British legislators have approved gay marriage despite fierce opposition from members of Prime Minister David Cameron's Conservative party.
Members of the House of Commons - the lower House - voted on Tuesday by 400 to 175 to approve the draft law allowing same-sex couples to marry in England and Wales.
The move puts Britain on track to join the ten countries that allow same-sex couples to marry, but Cameron had the embarrassment of seeing more than half of his Conservative legislators refusing to back him.
Just 127 of 303 Conservatives voted in favour of the plans, with 136 voting against and 40 more either formally abstaining or not voting.
"Strong views exist on both sides but I believe MPs voting for gay people being able to marry too, is a step forward for our country," Cameron wrote on his Twitter page after the vote.
The government-proposed bill would enable gay couples to get married in both civil and religious ceremonies, provided that the religious institutions consent.
The vote was warmly welcomed by Cameron's junior coalition partners, the Liberal Democrats, and by the opposition Labour party, while gay rights group Stonewall called the result "a truly historic step forward".
Deputy Prime Minister Nick Clegg, the Liberal Democrats leader, called the result a "landmark for equality".
"Tonight's vote shows parliament is very strongly in favour of equal marriage," he said. "Marriage is about love and commitment, and it should no longer be denied to people just because they are gay."
Currently, same-sex couples only have the option of a civil partnership, which offers the same legal rights and protections on issues such as inheritance, pensions, and child maintenance.

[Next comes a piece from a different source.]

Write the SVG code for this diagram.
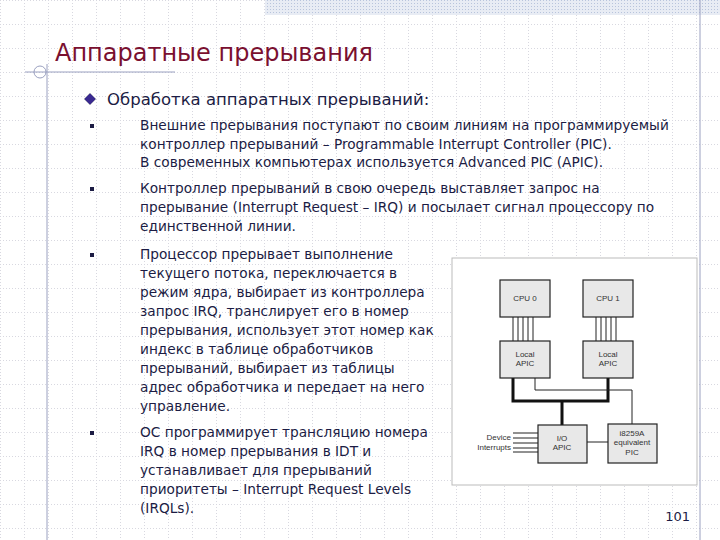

During a debate that lasted more than six hours, many Conservative MPs denounced the legislation, saying it was morally wrong, not a public priority, and unnecessarily divisive.

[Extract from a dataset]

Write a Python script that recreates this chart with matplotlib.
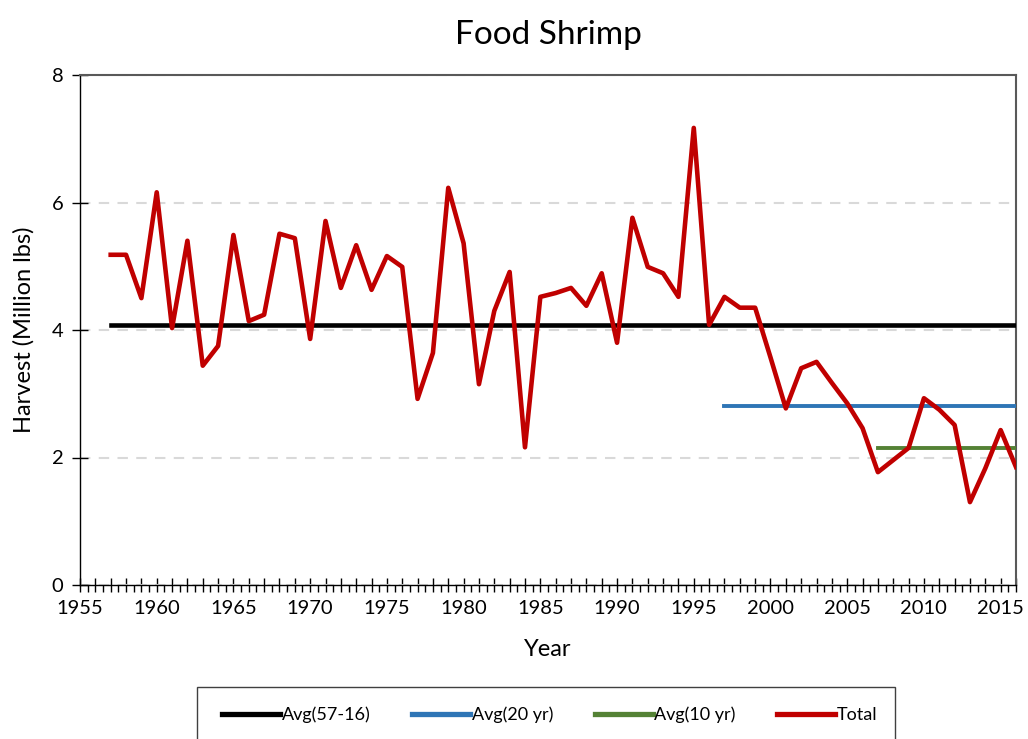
import matplotlib
matplotlib.use("Agg")
import matplotlib.pyplot as plt
from matplotlib.ticker import MultipleLocator, FuncFormatter
from matplotlib.patches import Rectangle

plt.rcParams['font.family'] = ['Lato', 'DejaVu Sans']

# harvest values (million lbs)
years = list(range(1957, 2017))
total = [5.18, 5.18, 4.50, 6.16, 4.03, 5.40, 3.44, 3.75, 5.49, 4.14,
         4.24, 5.51, 5.44, 3.86, 5.71, 4.66, 5.33, 4.63, 5.16, 4.99,
         2.92, 3.64, 6.23, 5.36, 3.15, 4.30, 4.91, 2.16, 4.52, 4.58,
         4.66, 4.38, 4.89, 3.80, 5.76, 4.99, 4.89, 4.52, 7.17, 4.08,
         4.52, 4.35, 4.35, 3.57, 2.77, 3.40, 3.50, 3.17, 2.85, 2.46,
         1.77, 1.96, 2.15, 2.93, 2.75, 2.51, 1.30, 1.83, 2.43, 1.85]

avg_all_years = [1957, 2016]
avg_all = [4.08, 4.08]
avg20_years = [1997, 2016]
avg20 = [2.81, 2.81]
avg10_years = [2007, 2016]
avg10 = [2.15, 2.15]

fig = plt.figure(figsize=(10.28, 7.39), dpi=100)
ax = fig.add_axes([80/1028, 1 - 585/739, 936/1028, 510/739])

ax.plot(avg_all_years, avg_all, color='black', lw=3.3, label='Avg(57-16)', zorder=3)
ax.plot(avg20_years, avg20, color='#2e75b6', lw=2.8, label='Avg(20 yr)', zorder=3)
ax.plot(avg10_years, avg10, color='#548235', lw=2.8, label='Avg(10 yr)', zorder=3)
ax.plot(years, total, color='#c00000', lw=3.3, label='Total', zorder=4)

ax.set_xlim(1955, 2016)
ax.set_ylim(0, 8)
ax.xaxis.set_major_locator(MultipleLocator(1))
ax.xaxis.set_minor_locator(MultipleLocator(0.5))
ax.xaxis.set_major_formatter(FuncFormatter(lambda v, p: f"{int(round(v))}" if round(v) % 5 == 0 else ""))
ax.yaxis.set_major_locator(MultipleLocator(2))
ax.tick_params(axis='x', which='major', direction='inout', length=10, width=1, labelsize=14.5, pad=6)
ax.tick_params(axis='x', which='minor', direction='out', length=5, width=1)
ax.tick_params(axis='y', direction='inout', length=12, width=1, labelsize=14.5, pad=6)

ax.grid(axis='y', color='#d9d9d9', ls=(0, (5, 4)), lw=1.5, zorder=0)
ax.set_axisbelow(True)
for s in ['top', 'right']:
    ax.spines[s].set_color('#595959')
    ax.spines[s].set_linewidth(1.5)
for s in ['left', 'bottom']:
    ax.spines[s].set_color('black')
    ax.spines[s].set_linewidth(1)

ax.set_title('Food Shrimp', fontsize=24, pad=22)
ax.set_xlabel('Year', fontsize=17, labelpad=16)
ax.set_ylabel('Harvest (Million lbs)', fontsize=17, labelpad=12)

# legend box, cut off by the bottom edge like the original
fig.patches.append(Rectangle((197/1028, -0.05), 698/1028, 0.05 + 52/739,
                             transform=fig.transFigure, fill=False,
                             edgecolor='#404040', lw=1))
leg = fig.legend(loc='center', bbox_to_anchor=(550/1028, 1 - 715/739), ncol=4,
                 frameon=False, fontsize=13, handlelength=3.2, handletextpad=0.1,
                 columnspacing=2.3)
for h in leg.legend_handles:
    h.set_linewidth(3.8)

fig.savefig('out.png', dpi=100)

Conservative lawmaker Gerald Howarth told parliament that the government had no mandate to push through a "massive social and cultural change".

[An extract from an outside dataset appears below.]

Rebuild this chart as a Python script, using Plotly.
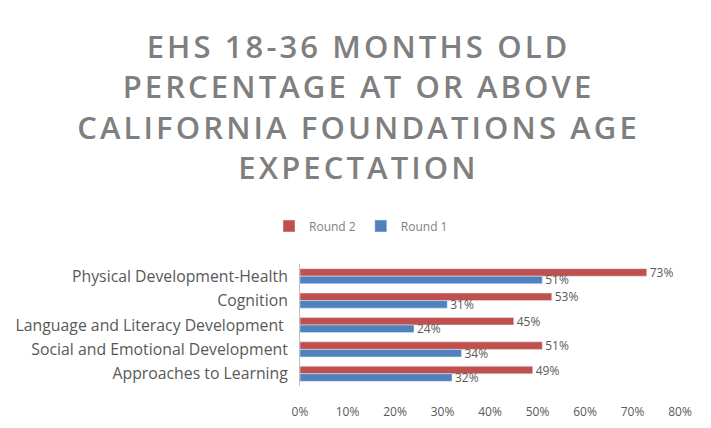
import plotly.graph_objects as go

categories = ["Physical Development-Health", "Cognition", "Language and Literacy Development ",
              "Social and Emotional Development", "Approaches to Learning"]
round2 = [0.73, 0.53, 0.45, 0.51, 0.49]
round1 = [0.51, 0.31, 0.24, 0.34, 0.32]
xticks = [0, 0.1, 0.2, 0.3, 0.4, 0.5, 0.6, 0.7, 0.8]
title_lines = ["EHS 18-36 MONTHS OLD", "PERCENTAGE AT OR ABOVE",
               "CALIFORNIA FOUNDATIONS AGE", "EXPECTATION"]

def spaced(s):
    return "\u200a".join(s)

title_text = "<br>".join(spaced(t) for t in title_lines)

OFF = 8  # page body margin offset
W, H = 711, 428
L, R, T, B = 300 - OFF, W - (680 - OFF), 264 - OFF, H - (386 - OFF)
ph = H - T - B
pw = W - L - R

fig = go.Figure()
fig.add_trace(go.Bar(y=categories, x=round2, name="Round 2", orientation="h",
                     marker_color="#C0504D", text=[f"{v:.0%}" for v in round2],
                     textposition="outside", cliponaxis=False, constraintext="none",
                     textfont=dict(color="#595959", size=12)))
fig.add_trace(go.Bar(y=categories, x=round1, name="Round 1", orientation="h",
                     marker_color="#4F81BD", text=[f"{v:.0%}" for v in round1],
                     textposition="outside", cliponaxis=False, constraintext="none",
                     textfont=dict(color="#595959", size=12)))

fig.update_layout(
    width=W, height=H,
    paper_bgcolor="white", plot_bgcolor="white",
    margin=dict(l=L, r=R, t=T, b=B, autoexpand=False),
    barmode="group", bargap=0.38, bargroupgap=0,
    font=dict(family="Open Sans, Lato, sans-serif", color="#595959", size=12),
    title=dict(text=title_text,
               x=(357 - OFF) / W, xanchor="center", xref="container",
               y=1 - 50 / H, yanchor="top", yref="container",
               font=dict(size=31, color="#7F7F7F", family="Open Sans, sans-serif", weight=600)),
    legend=dict(orientation="h", traceorder="normal",
                x=(361 - OFF - L) / pw, xanchor="center",
                y=(H - B - (226 - OFF)) / ph, yanchor="middle",
                font=dict(size=12, color="#7F7F7F")),
    showlegend=True,
)
fig.update_xaxes(range=[0, 0.8], tickvals=xticks, tickformat=".0%", showgrid=False,
                 zeroline=False, showline=False, ticks="outside", ticklen=15,
                 tickcolor="rgba(0,0,0,0)", tickfont=dict(size=12, color="#595959"),
                 automargin=False)
fig.update_yaxes(autorange="reversed", showgrid=False, showline=True, linecolor="#BFBFBF",
                 ticks="outside", ticklen=8, tickcolor="rgba(0,0,0,0)",
                 tickfont=dict(size=15.8, color="#595959"), automargin=False)

fig.write_html("out.html")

Culture Secretary Maria Miller, the minister responsible for the legislation, insisted the bill would protect religious freedoms and "not marginalise those who believe marriage should be between a man and a woman".
The Church of England, the country's official faith, is barred from performing such ceremonies.
That provision aims to ensure that the Church, which opposes gay marriage, is protected from legal claims that as the official state religion it must marry anyone who requests it.
The bill must next be scrutinised by a committee of legislators and then go before the upper chamber the House of Lords before becoming law.
While a majority of people in Britain back gay marriage, polls show that Cameron's strong support for the issue could undermine his party's chances at the next general election in 2015.